5) The length of the connecting line 2 is sufficient to go around to the back of the neck of the user. At this point, if both of the two wireless in-ear audio devices 5 fall off from the ears of the user, the two wireless in-ear audio devices 5 do not become directly lost since the connecting line 2 is hung around the neck of the user. Alternatively, when the glasses frame 6 is taken off from the face of the user, the glasses frame 6 does not become directly lost since the connecting line 2 is hung around the neck of the user.
6) The second target object is the fastener, which is for fastening to clothes on the body of the user or the earlobe of the user. When the wireless in-ear audio device 5 falls off from the ear of the user, with the fastener fastening at the clothes of the user or the earlobe of the user, it is ensured that the wireless in-ear audio device 5 indirectly connected with the fastener does not become directly lost.
7) The thickness T2 between the inner ring edge 31 and the outer ring edge 32 is not greater than the linear distance D1 by which the outer peripheral surface of the flexible sleeve 11 exceeds the outer peripheral surface of the exposed section 122, and the thickness T2 between the inner ring edge 31 and the outer ring edge 32 is less than the thickness T1 of the tube wall of the tube portion 11A, such that the collar 3 can be fittingly engaged between the outer peripheral surface of the exposed section 122 and the outer surface of the earphone leg 52, or be rotatable and movable between the outer peripheral surface of the exposed section 122 and the outer surface of the earphone leg 52.
8) The collar 3 is made of a hard non-metal material and has a low coefficient of friction. More specifically, the material of the collar 3 is ceramic or Teflon™ in a way that the outer surface of the collar 3 is smooth, and sliding occurs due to an extremely small frictional force between the collar 3 and the exposed section 122, such that the exposed section 122 is unlikely to roll and further does not drive the collar 3 to roll. At the same time, with the smooth outer surface of the collar 3, even if the collar 3 rotates around the exposed section 122, the collar 3 is still prevented from scratching the outer surface of the earphone leg 52.
9) The magnetic elements 4 are provided on the corresponding flexible sleeves 11 are located outside the corresponding through holes 112, the two magnetic elements 4 in the two noose units 1 are attractive to each other to be joined together, and the connecting line 2 encloses to form the winding space 21 at this point. By accommodating the neck or the wrist of the user in the winding space 21, that is, by winding the connecting line 2 around the neck or the wrist of the user, when the user is not currently using the two wireless in-ear audio devices 5, the two wireless in-ear audio devices 5 encircled by the two noose units 1 do not become directly lost as being hung on the neck or the wrist of the user, providing ease for portability and requiring no additional storage elements for accommodating the two wireless in-ear audio devices 5.
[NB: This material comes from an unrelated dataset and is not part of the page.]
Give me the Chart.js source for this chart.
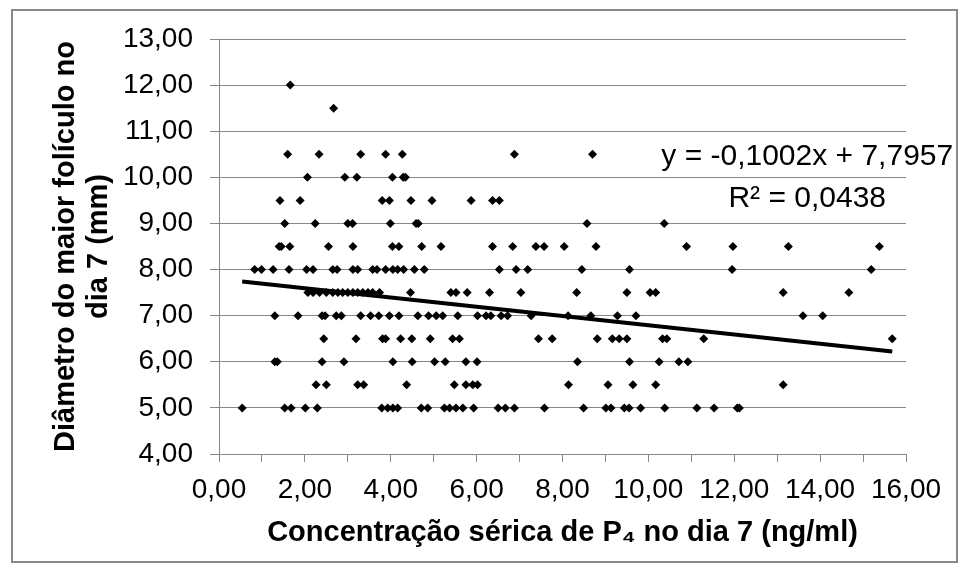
<!DOCTYPE html>
<html>
<head>
<meta charset="utf-8">
<script src="https://cdn.jsdelivr.net/npm/chart.js@4.4.1/dist/chart.umd.min.js"></script>
<style>
  html, body { margin: 0; padding: 0; background: #fff; }
  canvas { display: block; }
</style>
</head>
<body>
<canvas id="myChart" width="969" height="574"></canvas>
<script>
// P4 (ng/ml) readings for each follicle diameter level (mm)
const p4Dia5_0 = [0.54, 1.53, 1.68, 2.01, 2.29, 3.79, 3.93, 4.05, 4.16, 4.71, 4.86, 5.25, 5.37, 5.52, 5.68, 5.93, 6.50, 6.67, 6.88, 7.58, 8.49, 9.01, 9.13, 9.44, 9.55, 9.82, 10.38, 11.13, 11.53, 12.07, 12.12];
const p4Dia5_5 = [2.26, 2.50, 3.23, 3.37, 4.37, 5.48, 5.75, 5.91, 6.02, 8.14, 9.06, 9.64, 10.17, 13.14];
const p4Dia6_0 = [1.30, 1.36, 2.40, 2.91, 4.05, 4.50, 5.02, 5.27, 5.75, 6.01, 8.35, 9.56, 10.25, 10.71, 10.92];
const p4Dia6_5 = [2.44, 3.19, 3.81, 3.88, 4.23, 4.49, 4.92, 5.44, 5.60, 7.44, 7.76, 8.81, 9.16, 9.32, 9.50, 10.33, 10.43, 11.29, 15.68];
const p4Dia7_0 = [1.30, 1.84, 2.40, 2.47, 2.73, 2.85, 3.30, 3.53, 3.72, 3.97, 4.19, 4.63, 4.88, 5.06, 5.21, 5.56, 6.02, 6.22, 6.33, 6.57, 6.72, 7.27, 8.13, 8.66, 9.28, 9.71, 13.60, 14.06];
const p4Dia7_5 = [2.07, 2.19, 2.34, 2.50, 2.65, 2.77, 2.88, 3.00, 3.12, 3.23, 3.35, 3.47, 3.58, 3.74, 4.46, 5.40, 5.52, 5.78, 6.30, 7.03, 8.33, 9.50, 10.04, 10.17, 13.14, 14.67];
const p4Dia8_0 = [0.83, 0.99, 1.26, 1.63, 2.04, 2.19, 2.65, 2.75, 3.12, 3.23, 3.58, 3.68, 3.88, 4.05, 4.16, 4.30, 4.55, 4.78, 6.53, 6.92, 7.19, 8.45, 9.56, 11.95, 15.19];
const p4Dia8_5 = [1.40, 1.45, 1.65, 2.55, 3.12, 4.04, 4.19, 4.72, 5.17, 6.37, 6.84, 7.38, 7.57, 8.04, 8.78, 10.89, 11.97, 13.26, 15.38];
const p4Dia9_0 = [1.53, 2.24, 3.00, 3.11, 3.99, 4.59, 4.64, 8.57, 10.37];
const p4Dia9_5 = [1.42, 1.89, 3.80, 3.97, 4.47, 4.96, 5.87, 6.37, 6.53];
const p4Dia10_0 = [2.06, 2.93, 3.21, 4.04, 4.29, 4.34];
const p4Dia10_5 = [1.60, 2.33, 3.30, 3.88, 4.27, 6.88, 8.70];
const p4Dia11_5 = [2.67];
const p4Dia12_0 = [1.66];

const diameterLevels = [5, 5.5, 6, 6.5, 7, 7.5, 8, 8.5, 9, 9.5, 10, 10.5, 11.5, 12];
const p4ByLevel = [p4Dia5_0, p4Dia5_5, p4Dia6_0, p4Dia6_5, p4Dia7_0, p4Dia7_5, p4Dia8_0, p4Dia8_5, p4Dia9_0, p4Dia9_5, p4Dia10_0, p4Dia10_5, p4Dia11_5, p4Dia12_0];

// linear trendline (from the chart label)
const trendSlope = -0.1002;
const trendIntercept = 7.7957;
const trendR2 = 0.0438;

// axes
const xTicksMin = 0, xTicksMax = 16, xLabelStep = 2;
const yTicksMin = 4, yTicksMax = 13;
const xTitle = "Concentração sérica de P₄ no dia 7 (ng/ml)";
const yTitle = ["Diâmetro do maior folículo no", "dia 7 (mm)"];

const fmt = (v, d) => v.toFixed(d).replace(".", ",");

const points = [];
diameterLevels.forEach((d, i) => {
    p4ByLevel[i].forEach((p) => points.push({ x: p, y: d }));
});
const allX = points.map((p) => p.x);
const xMin = Math.min(...allX);
const xMax = Math.max(...allX);
const trendPoints = [xMin, xMax].map((x) => ({ x: x, y: trendSlope * x + trendIntercept }));

const FONT = "'Liberation Sans', Arial, sans-serif";
const GRAY = "#878787";

const framePlugin = {
    id: "frame",
    beforeDraw(chart) {
        const c = chart.ctx;
        c.save();
        c.fillStyle = "#fff";
        c.fillRect(0, 0, chart.width, chart.height);
        c.strokeStyle = "#8a8a8a";
        c.lineWidth = 2;
        c.strokeRect(12, 10, 945, 552);
        c.restore();
    },
};

const equationPlugin = {
    id: "equation",
    afterDatasetsDraw(chart) {
        const c = chart.ctx;
        const xs = chart.scales.x, ys = chart.scales.y;
        const cx = xs.getPixelForValue(13.7);
        c.save();
        c.font = "30px " + FONT;
        c.fillStyle = "#000";
        c.textAlign = "center";
        c.textBaseline = "middle";
        const sign = trendIntercept >= 0 ? "+" : "-";
        c.fillText("y = " + fmt(trendSlope, 4) + "x " + sign + " " + fmt(Math.abs(trendIntercept), 4), cx, ys.getPixelForValue(10.44));
        c.fillText("R² = " + fmt(trendR2, 4), cx, ys.getPixelForValue(9.53));
        c.restore();
    },
};

(function () {
    const ctx = document.getElementById("myChart");
    new Chart(ctx, {
        type: "scatter",
        data: {
            datasets: [
                {
                    type: "line",
                    data: trendPoints,
                    borderColor: "#000",
                    borderWidth: 4,
                    pointRadius: 0,
                    order: 0,
                },
                {
                    data: points,
                    pointStyle: "rectRot",
                    pointRadius: 4.5,
                    backgroundColor: "#000",
                    borderWidth: 0,
                    order: 1,
                },
            ],
        },
        options: {
            responsive: false,
            animation: false,
            devicePixelRatio: 1,
            layout: { padding: { left: 0, top: 39, right: 63, bottom: 0 } },
            plugins: { legend: { display: false }, tooltip: { enabled: false } },
            scales: {
                x: {
                    type: "linear",
                    position: "bottom",
                    min: xTicksMin,
                    max: xTicksMax,
                    afterFit: (s) => { s.height = 120; },
                    ticks: {
                        stepSize: 1,
                        autoSkip: false,
                        maxRotation: 0,
                        padding: 11,
                        color: "#000",
                        font: { family: FONT, size: 28 },
                        callback: (v) => (v % xLabelStep === 0 ? fmt(v, 2) : ""),
                    },
                    grid: { drawOnChartArea: false, drawTicks: true, tickLength: 8, color: GRAY },
                    border: { color: GRAY, width: 1 },
                    title: {
                        display: true,
                        text: xTitle,
                        color: "#000",
                        font: { family: FONT, size: 29, weight: "bold" },
                        padding: { top: 0, bottom: 24 },
                    },
                },
                y: {
                    min: yTicksMin,
                    max: yTicksMax,
                    afterFit: (s) => { s.width = 219; },
                    ticks: {
                        stepSize: 1,
                        padding: 17,
                        color: "#000",
                        font: { family: FONT, size: 28 },
                        callback: (v) => fmt(v, 2),
                    },
                    grid: { color: GRAY, tickLength: 9 },
                    border: { color: GRAY, width: 1 },
                    title: {
                        display: true,
                        text: yTitle,
                        color: "#000",
                        font: { family: FONT, size: 29, weight: "bold", lineHeight: 1.15 },
                        padding: { top: 49, bottom: 0 },
                    },
                },
            },
        },
        plugins: [framePlugin, equationPlugin],
    });
})();
</script>
</body>
</html>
The detailed description above merely provides preferred embodiments of the present invention and is not to be construed as limitations to the scope of claims of the present invention. It should be noted that all equivalent technical variations made on the basis of the description and the drawings of the present invention are to be encompassed within the scope of claims of the present invention.